::: Information shown :::
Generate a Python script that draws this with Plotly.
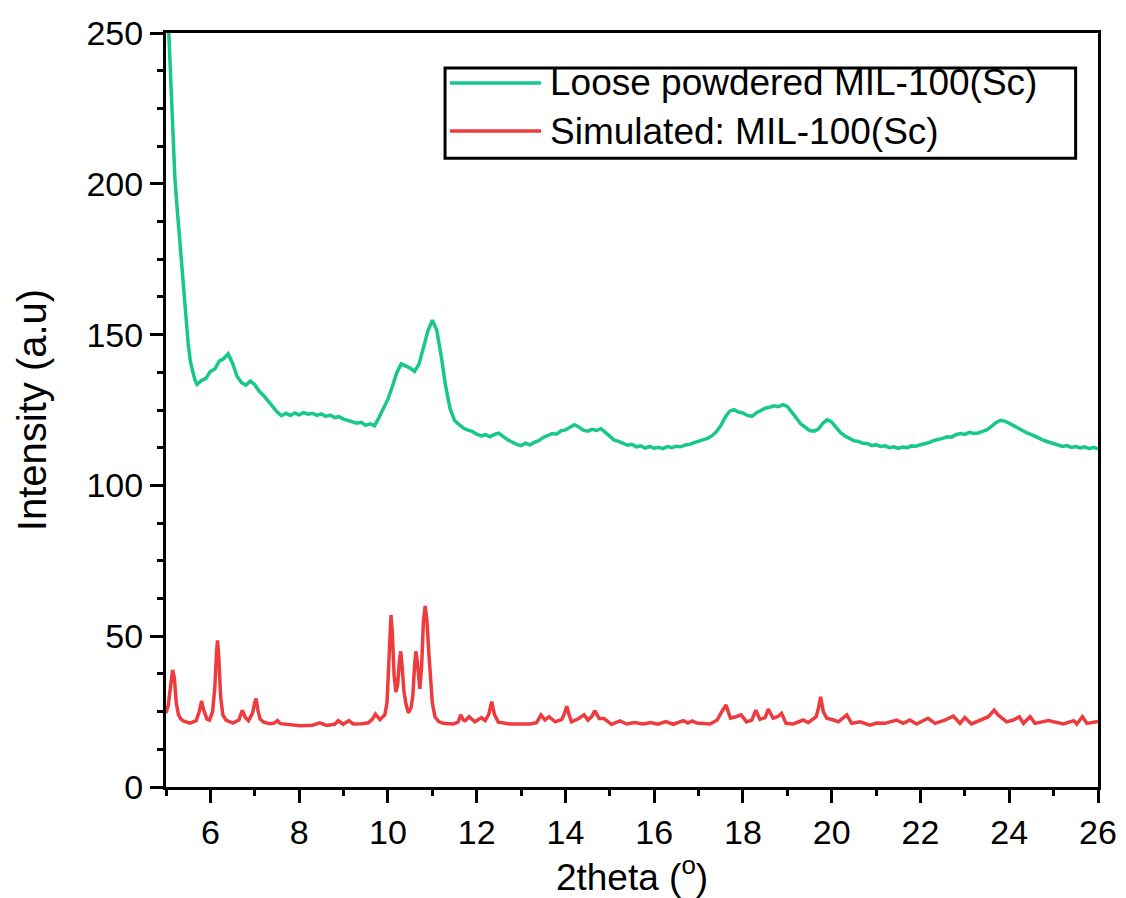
import plotly.graph_objects as go

# ---------------- data ----------------
x_loose = [
    5.0, 5.05, 5.1, 5.15, 5.2, 5.25, 5.3, 5.35, 5.4, 5.45, 5.5, 5.55, 5.6, 5.65, 5.7, 5.8, 5.9,
    6.0, 6.1, 6.2, 6.3, 6.4, 6.5, 6.6, 6.7, 6.8, 6.9,
    7.0, 7.1, 7.2, 7.3, 7.4, 7.5, 7.6, 7.7, 7.8, 7.9,
    8.0, 8.1, 8.2, 8.3, 8.4, 8.5, 8.6, 8.7, 8.8, 8.9,
    9.0, 9.1, 9.2, 9.3, 9.4, 9.5, 9.6, 9.7, 9.8, 9.9,
    10.0, 10.1, 10.2, 10.3, 10.4, 10.5, 10.6, 10.7, 10.8, 10.9,
    11.0, 11.1, 11.2, 11.3, 11.4, 11.5, 11.6, 11.7, 11.8, 11.9,
    12.0, 12.1, 12.2, 12.3, 12.4, 12.5, 12.6, 12.7, 12.8, 12.9,
    13.0, 13.1, 13.2, 13.3, 13.4, 13.5, 13.6, 13.7, 13.8, 13.9,
    14.0, 14.1, 14.2, 14.3, 14.4, 14.5, 14.6, 14.7, 14.8, 14.9,
    15.0, 15.1, 15.2, 15.3, 15.4, 15.5, 15.6, 15.7, 15.8, 15.9,
    16.0, 16.1, 16.2, 16.3, 16.4, 16.5, 16.6, 16.7, 16.8, 16.9,
    17.0, 17.1, 17.2, 17.3, 17.4, 17.5, 17.6, 17.7, 17.8, 17.9,
    18.0, 18.1, 18.2, 18.3, 18.4, 18.5, 18.6, 18.7, 18.8, 18.9,
    19.0, 19.1, 19.2, 19.3, 19.4, 19.5, 19.6, 19.7, 19.8, 19.9,
    20.0, 20.1, 20.2, 20.3, 20.4, 20.5, 20.6, 20.7, 20.8, 20.9,
    21.0, 21.1, 21.2, 21.3, 21.4, 21.5, 21.6, 21.7, 21.8, 21.9,
    22.0, 22.1, 22.2, 22.3, 22.4, 22.5, 22.6, 22.7, 22.8, 22.9,
    23.0, 23.1, 23.2, 23.3, 23.4, 23.5, 23.6, 23.7, 23.8, 23.9,
    24.0, 24.1, 24.2, 24.3, 24.4, 24.5, 24.6, 24.7, 24.8, 24.9,
    25.0, 25.1, 25.2, 25.3, 25.4, 25.5, 25.6, 25.7, 25.8, 25.9,
    26.0,
]
y_loose = [
    272, 255, 238, 218, 202, 192, 183, 174, 165, 155, 147, 141, 137.5, 135.0, 133.5, 134.8, 135.5,
    137.8, 138.6, 141.2, 142.0, 143.6, 140.5, 136.2, 134.1, 133.2, 134.6,
    133.4, 131.2, 129.8, 128.0, 126.2, 124.4, 123.1, 123.9, 123.2, 124.0,
    123.4, 124.1, 123.6, 123.9, 123.2, 123.7, 122.9, 123.3, 122.5, 122.8,
    122.0, 121.6, 121.2, 120.6, 120.9, 119.9, 120.4, 119.8, 122.5, 125.8,
    128.6, 132.8, 137.4, 140.3, 139.6, 138.9, 137.8, 140.2, 145.6, 151.2,
    154.8, 151.5, 143.0, 133.0, 125.5, 121.6, 120.2, 119.0, 118.3, 117.9,
    117.0, 116.4, 116.8, 116.1, 116.9, 117.3, 116.2, 115.1, 114.4, 113.6,
    113.2, 114.0, 113.4, 114.3, 114.8, 115.9, 116.5, 117.2, 117.0, 118.1,
    118.4, 119.2, 120.1, 119.4, 118.3, 118.0, 118.6, 118.2, 118.8, 117.6,
    116.3, 115.0, 114.6, 114.0, 113.3, 113.6, 112.8, 113.1, 112.4, 112.9,
    112.3, 112.6, 112.2, 112.9, 112.5, 113.0, 112.8, 113.4, 113.6, 114.2,
    114.6, 115.0, 115.6, 116.4, 117.8, 119.8, 122.6, 124.6, 125.1, 124.3,
    124.0, 123.2, 122.9, 124.0, 124.8, 125.6, 125.9, 126.4, 126.1, 126.8,
    126.2, 124.5, 122.4, 120.4, 119.2, 118.2, 118.0, 118.7, 120.6, 121.8,
    121.0, 119.2, 117.5, 116.4, 115.6, 114.8, 114.6, 114.0, 113.9, 113.2,
    113.5, 112.9, 113.1, 112.5, 112.8, 112.3, 112.7, 112.5, 113.1, 113.0,
    113.5, 113.8, 114.2, 114.9, 115.2, 115.6, 116.1, 116.0, 116.8, 117.2,
    116.9, 117.6, 117.2, 117.4, 117.9, 118.5, 119.6, 120.8, 121.6, 121.3,
    120.6, 119.8, 118.8, 118.2, 117.4, 116.8, 116.1, 115.3, 114.8, 114.3,
    113.8, 113.5, 112.9, 113.2, 112.6, 112.9, 112.4, 112.8, 112.2, 112.6,
    112.1,
]

x_sim = [
    5.00, 5.05, 5.10, 5.15, 5.19, 5.23, 5.28, 5.33, 5.40, 5.54,
    5.68, 5.75, 5.80, 5.85, 5.92, 5.98, 6.05, 6.10, 6.14, 6.16,
    6.19, 6.23, 6.28, 6.35, 6.51, 6.64, 6.72, 6.79, 6.86, 6.95,
    7.00, 7.03, 7.07, 7.12, 7.20, 7.34, 7.44, 7.51, 7.58, 7.76,
    8.02, 8.30, 8.47, 8.62, 8.80, 8.88, 8.99, 9.12, 9.22, 9.40,
    9.56, 9.65, 9.72, 9.82, 9.93, 9.98, 10.02, 10.05, 10.07, 10.10,
    10.14, 10.18, 10.22, 10.26, 10.29, 10.32, 10.36, 10.40, 10.46, 10.52,
    10.56, 10.60, 10.63, 10.66, 10.70, 10.72, 10.76, 10.80, 10.84, 10.88,
    10.92, 10.96, 11.00, 11.06, 11.15, 11.25, 11.47, 11.58, 11.64, 11.70,
    11.74, 11.83, 11.96, 12.11, 12.19, 12.27, 12.34, 12.40, 12.49, 12.75,
    13.20, 13.35, 13.45, 13.54, 13.63, 13.77, 13.92, 13.98, 14.03, 14.08,
    14.14, 14.30, 14.42, 14.51, 14.60, 14.66, 14.72, 14.76, 14.87, 15.04,
    15.23, 15.38, 15.55, 15.76, 15.92, 16.09, 16.26, 16.43, 16.66, 16.76,
    16.86, 16.96, 17.26, 17.42, 17.52, 17.62, 17.68, 17.72, 17.84, 17.96,
    18.08, 18.20, 18.29, 18.38, 18.50, 18.57, 18.68, 18.78, 18.87, 18.97,
    19.13, 19.36, 19.47, 19.65, 19.70, 19.75, 19.81, 19.89, 20.04, 20.15,
    20.34, 20.45, 20.64, 20.86, 21.01, 21.20, 21.46, 21.61, 21.76, 21.91,
    22.17, 22.33, 22.55, 22.74, 22.89, 23.00, 23.15, 23.34, 23.53, 23.66,
    23.75, 23.94, 24.09, 24.23, 24.32, 24.47, 24.58, 24.88, 25.22, 25.45,
    25.52, 25.65, 25.75, 26.00,
]
y_sim = [
    24.5, 27.0, 33.0, 38.8, 36.0, 28.0, 24.0, 22.6, 21.8, 21.2,
    22.0, 25.0, 28.5, 25.5, 22.6, 22.2, 25.0, 33.0, 45.0, 48.6,
    43.0, 30.0, 24.0, 22.2, 21.2, 22.2, 25.4, 23.0, 22.0, 24.5,
    28.0, 29.3, 25.5, 22.5, 21.5, 21.0, 21.2, 22.0, 21.0, 20.8,
    20.3, 20.5, 21.3, 20.4, 20.8, 22.0, 20.8, 22.0, 20.9, 21.0,
    21.3, 22.5, 24.2, 22.3, 23.9, 28.0, 42.0, 54.0, 57.0, 51.0,
    37.0, 31.5, 34.0, 42.0, 45.0, 40.0, 32.0, 28.0, 24.6, 26.2,
    30.0, 40.0, 45.0, 42.0, 34.0, 32.5, 40.0, 55.0, 60.0, 55.0,
    45.0, 36.0, 28.0, 23.3, 21.6, 21.1, 20.9, 21.5, 23.9, 22.2,
    22.0, 23.3, 21.6, 23.0, 22.0, 24.0, 28.3, 24.0, 21.5, 20.9,
    20.9, 21.3, 23.9, 22.2, 23.3, 21.6, 22.4, 24.5, 26.8, 24.0,
    21.6, 22.7, 23.9, 22.2, 23.5, 25.3, 23.5, 22.7, 22.7, 20.8,
    21.9, 20.9, 21.4, 20.9, 21.4, 20.8, 21.7, 20.8, 22.0, 21.2,
    21.9, 21.2, 20.9, 22.2, 24.9, 27.2, 24.5, 22.8, 23.3, 23.9,
    21.6, 22.2, 25.5, 22.4, 23.0, 25.8, 22.8, 23.3, 24.4, 21.1,
    20.9, 22.2, 21.3, 23.3, 26.0, 29.9, 25.0, 22.8, 22.2, 21.6,
    23.9, 21.1, 21.6, 20.5, 21.2, 21.1, 22.2, 21.1, 22.2, 20.9,
    22.8, 21.1, 22.2, 23.5, 21.1, 23.0, 20.9, 22.2, 23.3, 25.5,
    23.9, 21.6, 22.2, 23.3, 21.1, 23.3, 21.1, 22.0, 20.9, 22.0,
    20.9, 23.3, 21.1, 21.7,
]

series_names = ["Loose powdered MIL-100(Sc)", "Simulated: MIL-100(Sc)"]
series_colors = ["#17C78D", "#EE3B3E"]

FONT = "Liberation Sans, Arial, sans-serif"

fig = go.Figure()
fig.add_trace(go.Scatter(x=x_loose, y=y_loose, mode="lines", name=series_names[0],
                         line=dict(color=series_colors[0], width=3.5), showlegend=False))
fig.add_trace(go.Scatter(x=x_sim, y=y_sim, mode="lines", name=series_names[1],
                         line=dict(color=series_colors[1], width=3.5), showlegend=False))

axis_common = dict(
    showline=True, linecolor="black", linewidth=3, mirror=True,
    ticks="outside", ticklen=13, tickwidth=3, tickcolor="black",
    showgrid=False, zeroline=False, automargin=False,
    tickfont=dict(family=FONT, size=34, color="black"),
)

fig.update_xaxes(
    range=[5, 26], tick0=6, dtick=2,
    minor=dict(ticks="outside", dtick=1, tick0=5, ticklen=6, tickwidth=3, tickcolor="black"),
    title=dict(text="2theta (<sup>o</sup>)", font=dict(family=FONT, size=37, color="black"), standoff=16),
    **axis_common,
)
fig.update_yaxes(
    range=[0, 250], tick0=0, dtick=50,
    minor=dict(ticks="outside", dtick=12.5, tick0=0, ticklen=6, tickwidth=3, tickcolor="black"),
    title=dict(text="Intensity (a.u)", font=dict(family=FONT, size=40, color="black"), standoff=28),
    **axis_common,
)

# legend box drawn in paper coordinates
lx0, lx1, ly0, ly1 = 0.2994, 0.976, 0.834, 0.9536
fig.add_shape(type="rect", xref="paper", yref="paper", x0=lx0, x1=lx1, y0=ly0, y1=ly1,
              line=dict(color="black", width=3), fillcolor="white", layer="above")
legend_rows_y = [0.9337, 0.870]
for name, color, yy in zip(series_names, series_colors, legend_rows_y):
    fig.add_shape(type="line", xref="paper", yref="paper", x0=0.3047, x1=0.4024, y0=yy, y1=yy,
                  line=dict(color=color, width=3.5), layer="above")
    fig.add_annotation(xref="paper", yref="paper", x=0.41, y=yy, text=name, showarrow=False,
                       xanchor="left", yanchor="middle",
                       font=dict(family=FONT, size=37, color="black"))

fig.update_layout(
    width=1126, height=898,
    margin=dict(l=166, r=28, t=33, b=111),
    paper_bgcolor="white", plot_bgcolor="white",
    font=dict(family=FONT, color="black"),
)

fig.write_html("out.html")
:::
- Exercise prompt -
Starting at the top of the listing above, please restate word for word each line up to and including the one that holds "import plotly.graph_objects as go", omitting every image.

- Problem solution -
Generate a Python script that draws this with Plotly.
import plotly.graph_objects as go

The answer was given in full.